■ **Records for the task**
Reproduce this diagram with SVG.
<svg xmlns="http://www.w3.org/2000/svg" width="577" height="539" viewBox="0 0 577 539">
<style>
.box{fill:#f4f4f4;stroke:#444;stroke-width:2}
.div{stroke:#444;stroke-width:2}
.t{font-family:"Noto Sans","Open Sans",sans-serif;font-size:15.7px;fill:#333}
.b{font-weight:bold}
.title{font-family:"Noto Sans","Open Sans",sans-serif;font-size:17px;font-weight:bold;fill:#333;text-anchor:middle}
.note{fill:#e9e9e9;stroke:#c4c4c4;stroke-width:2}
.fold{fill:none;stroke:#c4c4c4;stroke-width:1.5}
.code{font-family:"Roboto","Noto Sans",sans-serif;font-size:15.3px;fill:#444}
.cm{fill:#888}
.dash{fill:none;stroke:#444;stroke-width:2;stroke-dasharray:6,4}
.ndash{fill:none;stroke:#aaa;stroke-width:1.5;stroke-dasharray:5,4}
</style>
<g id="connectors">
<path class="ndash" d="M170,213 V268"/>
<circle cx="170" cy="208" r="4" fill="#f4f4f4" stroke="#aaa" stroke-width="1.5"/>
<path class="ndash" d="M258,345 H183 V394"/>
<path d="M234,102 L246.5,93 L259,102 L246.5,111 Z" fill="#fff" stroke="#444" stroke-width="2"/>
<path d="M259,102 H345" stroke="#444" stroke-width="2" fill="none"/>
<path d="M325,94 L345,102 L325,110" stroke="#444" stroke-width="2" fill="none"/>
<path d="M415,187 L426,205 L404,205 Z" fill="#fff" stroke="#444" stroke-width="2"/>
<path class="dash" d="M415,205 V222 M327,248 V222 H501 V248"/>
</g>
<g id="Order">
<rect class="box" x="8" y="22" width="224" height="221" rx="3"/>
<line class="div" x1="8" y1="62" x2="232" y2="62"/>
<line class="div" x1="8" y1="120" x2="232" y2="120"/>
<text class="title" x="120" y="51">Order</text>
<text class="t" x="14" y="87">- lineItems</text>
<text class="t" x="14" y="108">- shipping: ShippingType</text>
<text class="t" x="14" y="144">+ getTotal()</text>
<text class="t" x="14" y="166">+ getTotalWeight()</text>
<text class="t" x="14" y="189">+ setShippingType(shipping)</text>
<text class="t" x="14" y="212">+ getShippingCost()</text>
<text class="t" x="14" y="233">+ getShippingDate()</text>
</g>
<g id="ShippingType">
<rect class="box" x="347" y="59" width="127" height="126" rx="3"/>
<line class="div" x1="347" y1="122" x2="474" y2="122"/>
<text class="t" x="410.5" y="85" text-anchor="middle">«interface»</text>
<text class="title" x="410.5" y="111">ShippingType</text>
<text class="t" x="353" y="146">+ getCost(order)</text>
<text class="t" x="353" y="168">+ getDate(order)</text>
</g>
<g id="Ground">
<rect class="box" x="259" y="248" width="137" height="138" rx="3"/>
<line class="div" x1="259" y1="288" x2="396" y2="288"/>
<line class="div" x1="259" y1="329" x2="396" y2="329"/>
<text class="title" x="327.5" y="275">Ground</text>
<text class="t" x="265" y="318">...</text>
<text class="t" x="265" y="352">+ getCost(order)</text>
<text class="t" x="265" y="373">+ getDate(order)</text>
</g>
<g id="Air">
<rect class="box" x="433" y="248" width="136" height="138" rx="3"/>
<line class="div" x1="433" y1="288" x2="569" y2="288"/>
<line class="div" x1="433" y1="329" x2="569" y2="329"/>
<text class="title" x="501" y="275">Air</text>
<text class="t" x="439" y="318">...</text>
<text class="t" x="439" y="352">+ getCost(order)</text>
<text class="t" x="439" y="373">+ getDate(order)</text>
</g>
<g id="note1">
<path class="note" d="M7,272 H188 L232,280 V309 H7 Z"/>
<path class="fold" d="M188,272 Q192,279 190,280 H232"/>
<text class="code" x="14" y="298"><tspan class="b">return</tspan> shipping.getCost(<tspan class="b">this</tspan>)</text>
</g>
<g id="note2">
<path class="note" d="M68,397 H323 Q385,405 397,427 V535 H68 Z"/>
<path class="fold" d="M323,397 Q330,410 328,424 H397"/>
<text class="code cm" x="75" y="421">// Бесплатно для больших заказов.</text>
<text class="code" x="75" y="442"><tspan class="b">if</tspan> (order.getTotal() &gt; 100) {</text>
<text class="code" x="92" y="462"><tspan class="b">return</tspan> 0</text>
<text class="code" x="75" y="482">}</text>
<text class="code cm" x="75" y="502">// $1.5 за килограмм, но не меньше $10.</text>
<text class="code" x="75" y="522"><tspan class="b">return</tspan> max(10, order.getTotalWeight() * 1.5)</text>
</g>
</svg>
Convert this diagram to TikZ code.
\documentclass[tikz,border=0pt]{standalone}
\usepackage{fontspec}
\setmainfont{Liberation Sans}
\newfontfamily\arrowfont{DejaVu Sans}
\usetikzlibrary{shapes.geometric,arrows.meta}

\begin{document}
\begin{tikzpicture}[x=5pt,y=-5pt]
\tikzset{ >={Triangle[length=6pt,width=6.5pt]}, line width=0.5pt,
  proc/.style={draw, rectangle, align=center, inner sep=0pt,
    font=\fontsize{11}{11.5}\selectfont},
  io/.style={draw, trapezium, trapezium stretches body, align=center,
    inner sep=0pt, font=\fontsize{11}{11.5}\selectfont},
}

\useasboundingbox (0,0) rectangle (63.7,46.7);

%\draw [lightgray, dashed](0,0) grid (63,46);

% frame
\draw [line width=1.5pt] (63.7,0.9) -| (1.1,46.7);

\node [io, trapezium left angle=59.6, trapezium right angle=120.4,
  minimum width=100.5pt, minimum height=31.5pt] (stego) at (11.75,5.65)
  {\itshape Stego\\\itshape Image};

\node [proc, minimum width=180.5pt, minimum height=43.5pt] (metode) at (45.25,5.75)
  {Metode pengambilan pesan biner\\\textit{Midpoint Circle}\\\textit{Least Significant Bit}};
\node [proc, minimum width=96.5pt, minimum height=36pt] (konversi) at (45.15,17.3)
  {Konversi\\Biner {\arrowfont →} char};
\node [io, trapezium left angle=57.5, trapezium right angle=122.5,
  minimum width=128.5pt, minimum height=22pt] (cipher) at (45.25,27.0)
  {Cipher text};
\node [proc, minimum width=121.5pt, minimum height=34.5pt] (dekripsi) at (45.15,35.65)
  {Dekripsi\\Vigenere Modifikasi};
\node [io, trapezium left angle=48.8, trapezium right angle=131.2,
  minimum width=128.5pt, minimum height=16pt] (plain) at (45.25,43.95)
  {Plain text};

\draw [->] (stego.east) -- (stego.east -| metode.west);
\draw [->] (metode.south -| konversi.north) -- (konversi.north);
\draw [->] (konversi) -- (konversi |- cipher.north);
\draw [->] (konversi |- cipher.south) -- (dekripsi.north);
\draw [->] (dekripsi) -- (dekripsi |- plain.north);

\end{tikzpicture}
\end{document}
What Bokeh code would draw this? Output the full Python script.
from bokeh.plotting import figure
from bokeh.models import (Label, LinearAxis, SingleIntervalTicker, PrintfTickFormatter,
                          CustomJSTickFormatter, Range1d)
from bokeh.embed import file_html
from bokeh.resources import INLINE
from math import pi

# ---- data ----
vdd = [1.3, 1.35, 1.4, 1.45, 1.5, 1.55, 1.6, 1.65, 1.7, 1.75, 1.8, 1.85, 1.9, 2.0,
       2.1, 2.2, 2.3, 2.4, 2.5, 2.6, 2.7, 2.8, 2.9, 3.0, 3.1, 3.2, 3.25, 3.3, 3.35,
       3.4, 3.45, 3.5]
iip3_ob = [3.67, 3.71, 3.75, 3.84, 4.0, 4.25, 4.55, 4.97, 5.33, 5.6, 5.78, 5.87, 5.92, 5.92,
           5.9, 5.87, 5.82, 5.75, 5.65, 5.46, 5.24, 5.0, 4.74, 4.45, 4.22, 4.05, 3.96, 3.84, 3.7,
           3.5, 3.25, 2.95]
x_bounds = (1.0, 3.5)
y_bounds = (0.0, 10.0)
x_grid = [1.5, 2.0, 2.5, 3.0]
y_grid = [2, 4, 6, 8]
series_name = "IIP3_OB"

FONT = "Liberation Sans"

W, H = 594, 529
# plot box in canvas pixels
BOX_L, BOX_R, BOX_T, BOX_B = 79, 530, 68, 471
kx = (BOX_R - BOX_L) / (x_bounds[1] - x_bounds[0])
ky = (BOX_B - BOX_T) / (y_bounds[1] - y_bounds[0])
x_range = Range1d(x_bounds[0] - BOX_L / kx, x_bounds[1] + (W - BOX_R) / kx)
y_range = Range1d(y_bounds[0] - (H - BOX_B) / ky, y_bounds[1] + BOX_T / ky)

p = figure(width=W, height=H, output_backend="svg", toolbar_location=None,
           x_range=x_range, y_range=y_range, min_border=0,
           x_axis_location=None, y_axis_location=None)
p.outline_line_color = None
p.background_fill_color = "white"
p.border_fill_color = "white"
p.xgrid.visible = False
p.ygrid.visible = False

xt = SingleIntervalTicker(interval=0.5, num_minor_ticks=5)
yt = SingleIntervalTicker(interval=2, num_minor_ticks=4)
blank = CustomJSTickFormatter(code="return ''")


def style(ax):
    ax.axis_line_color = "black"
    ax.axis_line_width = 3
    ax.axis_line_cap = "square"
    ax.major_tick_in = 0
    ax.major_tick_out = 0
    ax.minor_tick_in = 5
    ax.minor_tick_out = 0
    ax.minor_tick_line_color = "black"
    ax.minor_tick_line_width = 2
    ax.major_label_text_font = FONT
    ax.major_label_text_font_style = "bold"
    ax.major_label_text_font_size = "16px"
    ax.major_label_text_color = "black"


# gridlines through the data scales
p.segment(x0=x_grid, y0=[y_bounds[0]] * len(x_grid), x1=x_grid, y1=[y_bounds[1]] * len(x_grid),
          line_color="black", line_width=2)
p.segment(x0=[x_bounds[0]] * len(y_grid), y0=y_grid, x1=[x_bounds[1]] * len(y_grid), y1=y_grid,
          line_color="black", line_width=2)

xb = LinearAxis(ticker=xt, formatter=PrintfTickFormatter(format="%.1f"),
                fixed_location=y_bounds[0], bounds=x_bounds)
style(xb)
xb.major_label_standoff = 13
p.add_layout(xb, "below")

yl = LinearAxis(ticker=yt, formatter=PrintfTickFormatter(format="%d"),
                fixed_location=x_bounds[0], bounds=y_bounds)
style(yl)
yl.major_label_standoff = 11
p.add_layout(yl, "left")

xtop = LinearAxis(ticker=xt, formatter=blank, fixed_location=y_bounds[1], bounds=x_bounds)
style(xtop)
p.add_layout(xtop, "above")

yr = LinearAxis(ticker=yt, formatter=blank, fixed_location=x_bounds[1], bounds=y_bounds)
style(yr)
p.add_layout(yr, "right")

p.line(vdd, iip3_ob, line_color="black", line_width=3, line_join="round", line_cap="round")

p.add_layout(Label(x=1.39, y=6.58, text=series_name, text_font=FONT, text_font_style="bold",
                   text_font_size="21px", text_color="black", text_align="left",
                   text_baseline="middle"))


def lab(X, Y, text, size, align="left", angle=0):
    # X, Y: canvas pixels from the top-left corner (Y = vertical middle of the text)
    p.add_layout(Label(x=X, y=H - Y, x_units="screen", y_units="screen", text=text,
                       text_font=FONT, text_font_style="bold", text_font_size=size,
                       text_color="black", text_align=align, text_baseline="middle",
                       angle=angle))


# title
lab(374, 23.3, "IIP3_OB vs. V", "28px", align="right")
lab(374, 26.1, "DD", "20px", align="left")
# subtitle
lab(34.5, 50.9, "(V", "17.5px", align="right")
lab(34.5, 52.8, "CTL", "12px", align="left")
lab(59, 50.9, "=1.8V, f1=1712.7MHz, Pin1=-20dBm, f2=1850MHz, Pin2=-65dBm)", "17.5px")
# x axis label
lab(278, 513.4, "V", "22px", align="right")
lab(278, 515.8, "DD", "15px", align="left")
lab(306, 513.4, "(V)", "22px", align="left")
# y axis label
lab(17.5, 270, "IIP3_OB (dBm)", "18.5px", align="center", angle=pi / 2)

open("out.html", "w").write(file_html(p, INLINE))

■ **Exercise instructions**
Above is a listing; print exactly its lines from the one with "What Bokeh code" through the one with "p.ygrid.visible = False", and no other lines.

■ **Problem solution**
What Bokeh code would draw this? Output the full Python script.
from bokeh.plotting import figure
from bokeh.models import (Label, LinearAxis, SingleIntervalTicker, PrintfTickFormatter,
                          CustomJSTickFormatter, Range1d)
from bokeh.embed import file_html
from bokeh.resources import INLINE
from math import pi

# ---- data ----
vdd = [1.3, 1.35, 1.4, 1.45, 1.5, 1.55, 1.6, 1.65, 1.7, 1.75, 1.8, 1.85, 1.9, 2.0,
       2.1, 2.2, 2.3, 2.4, 2.5, 2.6, 2.7, 2.8, 2.9, 3.0, 3.1, 3.2, 3.25, 3.3, 3.35,
       3.4, 3.45, 3.5]
iip3_ob = [3.67, 3.71, 3.75, 3.84, 4.0, 4.25, 4.55, 4.97, 5.33, 5.6, 5.78, 5.87, 5.92, 5.92,
           5.9, 5.87, 5.82, 5.75, 5.65, 5.46, 5.24, 5.0, 4.74, 4.45, 4.22, 4.05, 3.96, 3.84, 3.7,
           3.5, 3.25, 2.95]
x_bounds = (1.0, 3.5)
y_bounds = (0.0, 10.0)
x_grid = [1.5, 2.0, 2.5, 3.0]
y_grid = [2, 4, 6, 8]
series_name = "IIP3_OB"

FONT = "Liberation Sans"

W, H = 594, 529
# plot box in canvas pixels
BOX_L, BOX_R, BOX_T, BOX_B = 79, 530, 68, 471
kx = (BOX_R - BOX_L) / (x_bounds[1] - x_bounds[0])
ky = (BOX_B - BOX_T) / (y_bounds[1] - y_bounds[0])
x_range = Range1d(x_bounds[0] - BOX_L / kx, x_bounds[1] + (W - BOX_R) / kx)
y_range = Range1d(y_bounds[0] - (H - BOX_B) / ky, y_bounds[1] + BOX_T / ky)

p = figure(width=W, height=H, output_backend="svg", toolbar_location=None,
           x_range=x_range, y_range=y_range, min_border=0,
           x_axis_location=None, y_axis_location=None)
p.outline_line_color = None
p.background_fill_color = "white"
p.border_fill_color = "white"
p.xgrid.visible = False
p.ygrid.visible = False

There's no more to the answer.